**Data lines**
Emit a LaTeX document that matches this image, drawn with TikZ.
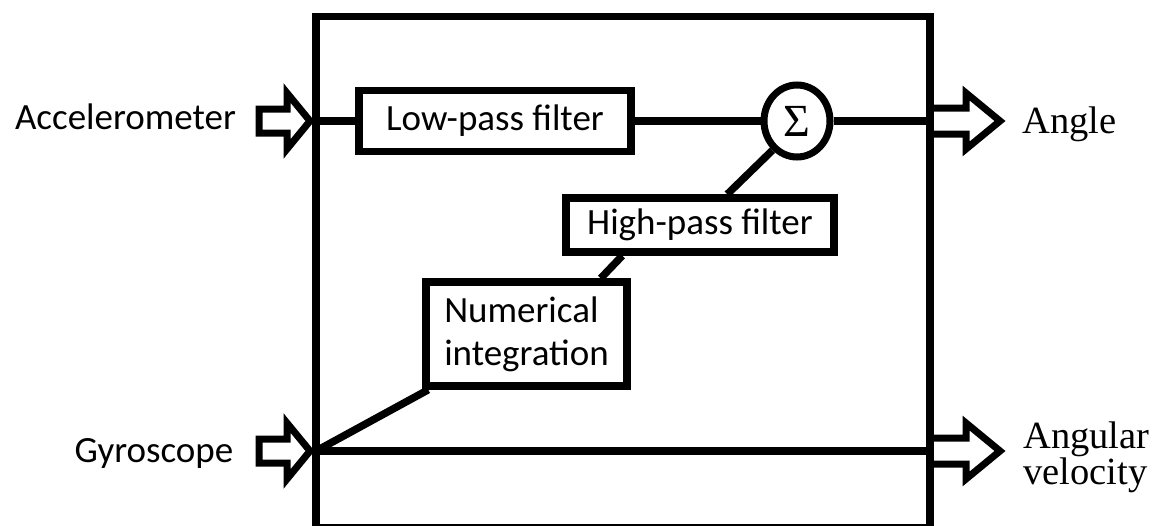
\documentclass[tikz,border=0pt]{standalone}
\usepackage{fontspec}
\setmainfont{Carlito}
\newfontfamily\serifl{Liberation Serif}
\usetikzlibrary{shapes.geometric}
\begin{document}
\begin{tikzpicture}[x=1pt,y=-1pt,
  ln/.style={line width=7.5pt},
  blk/.style={draw, line width=7.5pt, fill=white, inner sep=0pt, align=left, font=\fontsize{37pt}{43pt}\selectfont},
  lbl/.style={font=\fontsize{37pt}{44pt}\selectfont, inner sep=0pt},
  slbl/.style={font=\serifl\fontsize{38.5pt}{36pt}\selectfont, inner sep=0pt, align=left},
  inarrow/.pic={\draw[line width=7pt, line join=miter] (-57,-12) -- (-29,-12) -- (-29,-28) -- (-6,0) -- (-29,28) -- (-29,12) -- (-57,12) -- cycle;},
  outarrow/.pic={\draw[line width=7pt, line join=miter] (0,-13) -- (36,-13) -- (36,-28) -- (70,0) -- (36,28) -- (36,13) -- (0,13);}
]
\useasboundingbox (0,0) rectangle (1159,525);
\node[draw, line width=7.5pt, minimum width=614pt, minimum height=511.5pt, inner sep=0pt] (sys) at (623,272.25) {};

\node[blk, minimum width=272pt, minimum height=61pt] (lp) at (495,121) {Low-pass filter};
\node[blk, minimum width=268pt, minimum height=54pt] (hp) at (700,225) {High-pass filter};
\node[blk, minimum width=201pt, minimum height=104pt] (ni) at (526.5,334) {Numerical\\integration};
\node[draw, ellipse, line width=7pt, minimum width=66pt, minimum height=72pt, inner sep=0pt, font=\serifl\fontsize{46pt}{46pt}\selectfont] (sig) at (797,121) {Σ};

\coordinate (acc) at (316,121);
\coordinate (angout) at (930,121);
\coordinate (gyr) at (316,451);
\coordinate (avout) at (930,451);

\draw[ln] (acc) -- (lp.west);
\draw[ln] (lp.east) -- (sig.west);
\draw[ln] (sig.east) -- (angout);
\draw[ln] (gyr) -- (avout);
\draw[ln] (gyr) -- ([xshift=6pt]ni.south west);
\draw[ln] ([xshift=-30pt]ni.north east) -- ([xshift=60pt]hp.south west);
\draw[ln] ([xshift=165pt]hp.north west) -- (sig.230);

\pic at (acc) {inarrow};
\pic at (gyr) {inarrow};
\pic at (angout) {outarrow};
\pic at (avout) {outarrow};

\node[lbl, anchor=base] (acct) at (125.5,129) {Accelerometer};
\node[lbl, anchor=base] (gyrt) at (154,462) {Gyroscope};
\node[slbl, anchor=base west] (angt) at (1022,133) {Angle};
\node[slbl, anchor=west] (avt) at (1023,457) {Angular\\velocity};
\end{tikzpicture}
\end{document}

**What you need to do**
Repeat only the lines between the start of the data and the line with "(avout) at (930,451);", including those two lines, and skip the pictures.

**Written response**
Emit a LaTeX document that matches this image, drawn with TikZ.
\documentclass[tikz,border=0pt]{standalone}
\usepackage{fontspec}
\setmainfont{Carlito}
\newfontfamily\serifl{Liberation Serif}
\usetikzlibrary{shapes.geometric}
\begin{document}
\begin{tikzpicture}[x=1pt,y=-1pt,
  ln/.style={line width=7.5pt},
  blk/.style={draw, line width=7.5pt, fill=white, inner sep=0pt, align=left, font=\fontsize{37pt}{43pt}\selectfont},
  lbl/.style={font=\fontsize{37pt}{44pt}\selectfont, inner sep=0pt},
  slbl/.style={font=\serifl\fontsize{38.5pt}{36pt}\selectfont, inner sep=0pt, align=left},
  inarrow/.pic={\draw[line width=7pt, line join=miter] (-57,-12) -- (-29,-12) -- (-29,-28) -- (-6,0) -- (-29,28) -- (-29,12) -- (-57,12) -- cycle;},
  outarrow/.pic={\draw[line width=7pt, line join=miter] (0,-13) -- (36,-13) -- (36,-28) -- (70,0) -- (36,28) -- (36,13) -- (0,13);}
]
\useasboundingbox (0,0) rectangle (1159,525);
\node[draw, line width=7.5pt, minimum width=614pt, minimum height=511.5pt, inner sep=0pt] (sys) at (623,272.25) {};

\node[blk, minimum width=272pt, minimum height=61pt] (lp) at (495,121) {Low-pass filter};
\node[blk, minimum width=268pt, minimum height=54pt] (hp) at (700,225) {High-pass filter};
\node[blk, minimum width=201pt, minimum height=104pt] (ni) at (526.5,334) {Numerical\\integration};
\node[draw, ellipse, line width=7pt, minimum width=66pt, minimum height=72pt, inner sep=0pt, font=\serifl\fontsize{46pt}{46pt}\selectfont] (sig) at (797,121) {Σ};

\coordinate (acc) at (316,121);
\coordinate (angout) at (930,121);
\coordinate (gyr) at (316,451);
\coordinate (avout) at (930,451);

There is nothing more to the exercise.